活動支援金や奨学金を活用する方法もありますが、事前にギャップイヤー中にかかる費用を見積もってしっかりと準備を行わなければ、金銭的な負担が大きくなる可能性があります。
目的がないと時間が無駄に
ギャップイヤーは自由度が高いため、明確な目標や計画がない場合には時間を無駄に過ごしてしまう可能性があります。目的を明確にしないままギャップイヤーに入ると、結果としてダラダラと過ごしてしまい、後悔することにもなりかねません。
ギャップイヤー中に得られる経験やスキルをより充実したものにするために、事前にしっかりとした計画を立て目標を明確にすることが大切です。
大学のギャップイヤーの取り組み
ここでは、大学が行っているギャップイヤーの取り組みについて解説します。
活動支援金の給付
大学はギャップイヤーを奨励するために、学生に対して活動支援金を給付しています。この支援金は、留学やボランティア、インターンシップなどの活動に参加するための費用をカバーするものです。
支援金のような金銭的サポートがあることで、経済的な理由でギャップイヤーに参加できない学生でも、積極的にチャレンジすることが可能になります。
単位取得の促進
大学はギャップイヤーの活動を単位認定と連動させることで、学生が学業と社会経験を両立できるよう支援しています。例えば、ギャップイヤーが終わって帰国後に提出するレポートによって単位を認定している大学があります。
ギャップイヤーで得た経験が単位として認められることで、学生は積極的にギャップイヤーに参加できるでしょう。
大学のギャップイヤーの実施事例
ここでは実際の大学のギャップイヤーの実施事例をみていきましょう。
FLY Program|東京大学
東京大学の「FLY Program(Freshers’ Leave Year Program)」は、2013年度から開始されたプログラムです。

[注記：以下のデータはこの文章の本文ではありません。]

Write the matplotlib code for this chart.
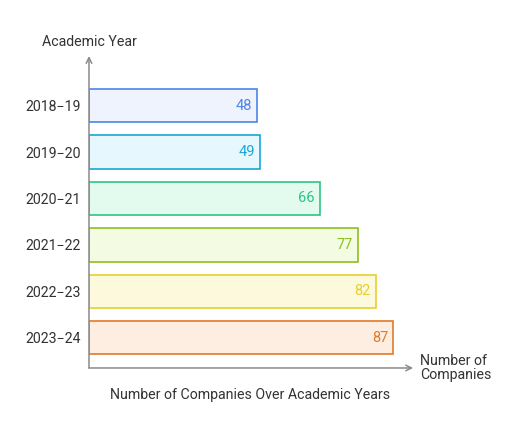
import matplotlib.pyplot as plt

plt.rcParams['font.family'] = ['Roboto', 'DejaVu Sans']

years = ["2018\u221219", "2019\u221220", "2020\u221221", "2021\u221222", "2022\u221223", "2023\u221224"]
companies = [48, 49, 66, 77, 82, 87]
edge_colors = ["#4a86e8", "#1ba6d8", "#2fc483", "#8cc11f", "#e6cf30", "#e07b2a"]
fill_colors = ["#eef3fe", "#e6f7fd", "#e3faef", "#f3fce2", "#fdf9dc", "#fdeee1"]

fig = plt.figure(figsize=(5.12, 4.36), dpi=100)
ax = fig.add_axes([0.1738, 0.156, 0.633, 0.7156])

pos = list(range(len(years)))
ax.barh(pos, companies, height=0.71, color=fill_colors, edgecolor=edge_colors, linewidth=1.2)
for p, v, c in zip(pos, companies, edge_colors):
    ax.text(v - 1.5, p, str(v), ha='right', va='center', color=c, fontsize=10.5)

ax.set_xlim(0, 92.6)
ax.set_ylim(5.645, -1.065)
ax.set_yticks(pos)
ax.set_yticklabels(years, fontsize=10.2, color='#333333')
ax.tick_params(axis='y', length=0, pad=6)
ax.set_xticks([])
for s in ax.spines.values():
    s.set_visible(False)

# axis arrows
ax.annotate('', xy=(0, 1), xytext=(0, 0), xycoords='axes fraction',
            arrowprops=dict(arrowstyle='->', color='#8a8a8a', lw=1.1, shrinkA=0, shrinkB=0))
ax.annotate('', xy=(1, 0), xytext=(0, 0), xycoords='axes fraction',
            arrowprops=dict(arrowstyle='->', color='#8a8a8a', lw=1.1, shrinkA=0, shrinkB=0))

fig.text(89 / 512, 1 - 42 / 436, "Academic Year", ha='center', va='center', fontsize=10.2, color='#333333')
fig.text(420 / 512, 1 - 368 / 436, "Number of\nCompanies", ha='left', va='center', fontsize=10.2,
         color='#333333', linespacing=1.0)
fig.text(250 / 512, 1 - 395 / 436, "Number of Companies Over Academic Years", ha='center', va='center',
         fontsize=10.2, color='#333333')

fig.savefig("out.png", dpi=100)
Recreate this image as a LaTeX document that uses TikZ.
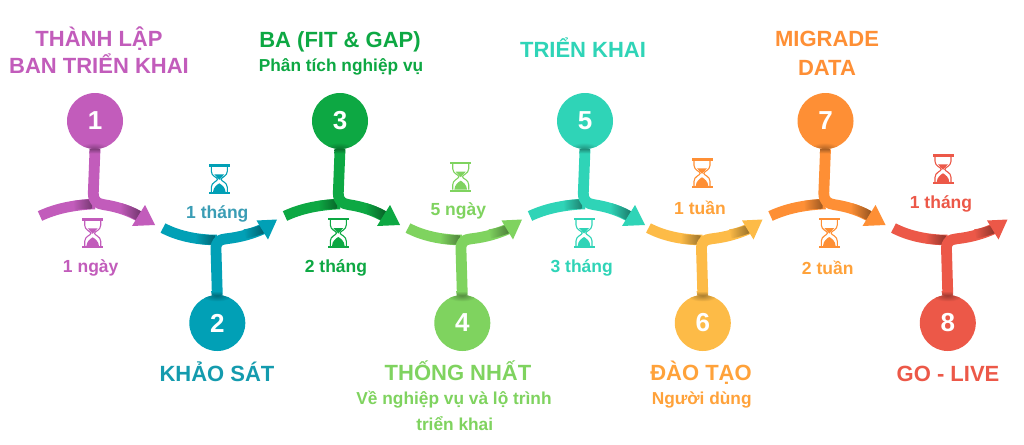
\documentclass[tikz,border=0pt]{standalone}
\usepackage{fontspec}
\setmainfont{Liberation Sans}
\definecolor{cA}{HTML}{C25CBB}
\definecolor{cB}{HTML}{01A0B6}
\definecolor{cC}{HTML}{0DA843}
\definecolor{cD}{HTML}{7FD35F}
\definecolor{cE}{HTML}{2FD4B7}
\definecolor{cF}{HTML}{FDBB47}
\definecolor{cG}{HTML}{FE8F35}
\definecolor{cH}{HTML}{EC5848}
\definecolor{tB}{HTML}{3A9DB5}
\definecolor{tF}{HTML}{FFA23A}
\tikzset{
  bandline/.style={draw=#1,line width=10.5pt},
  stripline/.style={draw=#1,line width=10.8pt,line join=round},
  numdot/.style={circle,fill=#1,minimum size=56pt,inner sep=0pt,text=white,font=\fontsize{26}{26}\selectfont\bfseries},
  headtxt/.style={text=#1,anchor=base,inner sep=0pt,font=\fontsize{22}{22}\selectfont\bfseries},
  subtxt/.style={text=#1,anchor=base,inner sep=0pt,font=\fontsize{17.3}{17.3}\selectfont\bfseries},
  durtxt/.style={text=#1,font=\fontsize{17.5}{17.5}\selectfont\bfseries,inner sep=0pt},
  pics/hourglass/.style={code={
    \fill[#1] (-10.5,-15) rectangle (10.5,-12.8);
    \fill[#1] (-10.5,12.8) rectangle (10.5,15);
    \draw[#1,line width=1.1pt] (-8,-13) -- (-8,-8) .. controls (-8,-3) and (-1.8,-2) .. (-1.8,0) .. controls (-1.8,2) and (-8,3) .. (-8,8) -- (-8,13);
    \draw[#1,line width=1.1pt] (8,-13) -- (8,-8) .. controls (8,-3) and (1.8,-2) .. (1.8,0) .. controls (1.8,2) and (8,3) .. (8,8) -- (8,13);
    \fill[#1] (-5,-5) -- (5,-5) -- (0,0.5) -- cycle;
    \fill[#1] (-6.3,12.8) .. controls (-6,8) and (-2.5,5.5) .. (0,4) .. controls (2.5,5.5) and (6,8) .. (6.3,12.8) -- cycle;
  }}
}
% #1 shift, #2 colour, #3 number
\newcommand{\topstep}[3]{%
\begin{scope}[xshift=#1pt]
  \node[numdot=#2] (c#3) at (95,121) {#3};
  \coordinate (s#3) at (40,216);
  \coordinate (j#3) at (95,204);
  \coordinate (e#3) at (140,217);
  \begin{scope}\clip (95,121) circle (28pt);
    \shade[inner color=#2!68!black,outer color=#2] (94,149) ellipse (15pt and 6.5pt);
  \end{scope}
  \draw[bandline=#2] (s#3) .. controls (55,209) and (72,205) .. (j#3);
  \shade[left color=#2,right color=#2!62!black] (73,201) .. controls (79,199.9) and (85,199.4) .. (92,199.1) -- (92,208.7) .. controls (85,208.9) and (80,209.2) .. (75,210) -- cycle;
  \draw[stripline=#2] (c#3.south) -- (93.3,193) .. controls (93.3,201) and (97,203.7) .. (104,204.7) .. controls (118,206.8) and (130,211) .. (e#3);
  \shade[top color=#2!68!black,bottom color=#2] (89.6,149) -- (100.2,149) -- (100,153.5) -- (89.4,153.5) -- cycle;
  \shade[left color=#2,right color=#2!58!black] (122.2,203.4) .. controls (128.5,205.1) and (134.5,207.6) .. (141,211.2) -- (136,220) .. controls (130,216.8) and (125,214.4) .. (119.8,212.4) -- cycle;
  \fill[#2] (145,205) -- (155,225) -- (132,226) -- cycle;
\end{scope}}
\newcommand{\botstep}[3]{%
\begin{scope}[xshift=#1pt]
  \node[numdot=#2] (c#3) at (217.3,323) {#3};
  \coordinate (s#3) at (163,228);
  \coordinate (j#3) at (217,240);
  \coordinate (e#3) at (265,228);
  \begin{scope}\clip (217.3,323) circle (28pt);
    \shade[inner color=#2!68!black,outer color=#2] (217,295.5) ellipse (15pt and 6pt);
  \end{scope}
  \draw[bandline=#2] (s#3) .. controls (176,235) and (195,240) .. (j#3);
  \shade[left color=#2,right color=#2!62!black] (197,234) .. controls (202,234.8) and (208,235.2) .. (215,235.3) -- (215,244.7) .. controls (207,244.7) and (201,244.2) .. (195,243.2) -- cycle;
  \draw[stripline=#2] (c#3.north) -- (216,250) .. controls (215.5,242) and (219,239.5) .. (226,238.8) .. controls (240,237.2) and (252,234) .. (e#3);
  \shade[top color=#2,bottom color=#2!68!black] (211,291) -- (221.5,291) -- (222.5,295.5) -- (211.9,295.5) -- cycle;
  \shade[left color=#2,right color=#2!58!black] (243.6,229.4) .. controls (250,228.4) and (256,226.9) .. (260.5,225.2) -- (265.2,232.8) .. controls (259,235.3) and (252,237.4) .. (246.2,238.4) -- cycle;
  \fill[#2] (277,219.5) -- (256.5,220.5) -- (268,239.5) -- cycle;
\end{scope}}
\begin{document}
\begin{tikzpicture}[x=1pt,y=-1pt]
\fill[white] (0,0) rectangle (1024,444);
\useasboundingbox (0,0) rectangle (1024,444);
\topstep{0}{cA}{1}
\botstep{0}{cB}{2}
\topstep{245}{cC}{3}
\botstep{245}{cD}{4}
\topstep{490}{cE}{5}
\botstep{485.5}{cF}{6}
\topstep{730.5}{cG}{7}
\botstep{730.5}{cH}{8}
% hourglasses
\pic at (92.7,233.3) {hourglass=cA};
\pic at (219.3,179.3) {hourglass=cB};
\pic at (338.3,233) {hourglass=cC};
\pic at (460.7,176.7) {hourglass=cD};
\pic at (584,233) {hourglass=cE};
\pic at (702,173.3) {hourglass=cG};
\pic at (829.3,233) {hourglass=cG};
\pic at (943,169.3) {hourglass=cH};
% durations
\node[durtxt=cA] (d1) at (90.7,268) {1 ngày};
\node[durtxt=tB] (d2) at (217.3,214) {1 tháng};
\node[durtxt=cC] (d3) at (336,268) {2 tháng};
\node[durtxt=cD] (d4) at (458.3,211) {5 ngày};
\node[durtxt=cE] (d5) at (581.7,267.7) {3 tháng};
\node[durtxt=tF] (d6) at (700,207.7) {1 tuần};
\node[durtxt=tF] (d7) at (827.7,267.7) {2 tuần};
\node[durtxt=cH] (d8) at (941,204.3) {1 tháng};
% headings
\node[headtxt=cA] (h1a) at (99,46) {THÀNH LẬP};
\node[headtxt=cA] (h1b) at (99,73) {BAN TRIỂN KHAI};
\node[headtxt=cB!85!gray] (h2) at (217,381) {KHẢO SÁT};
\node[headtxt=cC] (h3) at (340,48) {BA (FIT \& GAP)};
\node[subtxt=cC] (h3s) at (341,71.7) {Phân tích nghiệp vụ};
\node[headtxt=cD] (h4) at (458,380.7) {THỐNG NHẤT};
\node[subtxt=cD] (h4s) at (454,404) {Về nghiệp vụ và lộ trình};
\node[subtxt=cD] (h4t) at (454.7,430) {triển khai};
\node[headtxt=cE] (h5) at (583,57) {TRIỂN KHAI};
\node[headtxt=tF] (h6) at (701,380.7) {ĐÀO TẠO};
\node[subtxt=tF] (h6s) at (701.7,404) {Người dùng};
\node[headtxt=cG] (h7a) at (827,47) {MIGRADE};
\node[headtxt=cG] (h7b) at (827,75) {DATA};
\node[headtxt=cH] (h8) at (948,381) {GO - LIVE};
\end{tikzpicture}
\end{document}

このプログラムは、入学したばかりの学部学生が申請し1年間の特別休学期間を取得できる仕組みです。
ギャップイヤー期間中、学生は東京大学以外の場所でボランティア活動や就業体験、国際交流などの社会体験活動に参加します。プログラムの内容は、学生自身が主体的に決定できるため個々人の興味や目標に応じた多様な活動が可能です。
ギャップイヤー入試|国際教養大学
国際教養大学では、高校卒業後にギャップイヤーを活用できる「ギャップイヤー入試」を導入しています。この入試制度は、ボランティアやインターンシップなどの活動を通じて、能動的かつ主体的に成長を目指す学生を対象としています。
出願要件は以下の通りです。
- 合格後の9月に入学できること
- ギャップイヤー期間中(4~8月)の活動計画書を提出できること
選考は「自己アピール書」と「ギャップイヤー活動計画書」をもとに、英語小論文と面接(日本語および英語)の結果で総合的に判断されます。
ギャップイヤープログラム|小樽商科大学
小樽商科大学のギャップイヤープログラムは、入学前に国内外の大学で一定期間学習する機会を提供しているのが特徴です。大学入試に合格した年から1年間のギャップイヤープログラムが始まり、終了後の翌年4月に本学に入学することになります。
プログラム参加者は、派遣先の大学で語学の授業や専門科目を履修し、授業料や滞在費を補助する返還不要の奨学金が支給されます。
参考:2024年度小樽商科大学ギャップイヤープログラム(海外派遣プログラム)募集要項|小樽商科大学
ギャップイヤーを有効活用して未来の選択肢を増やそう
ギャップイヤーは日本ではまだまだ浸透していませんが、ギャップイヤーに力を入れ金銭的な支援を行っている大学もあります。ギャップイヤーにはメリットだけでなくデメリットも存在しますが、有効に活用することで将来の選択肢が広がる可能性があります。
ギャップイヤーの過ごし方は人によってさまざまです。自分に合った選択をして有意義な時間を過ごしましょう。
※ 掲載している情報は記事更新時点のものです。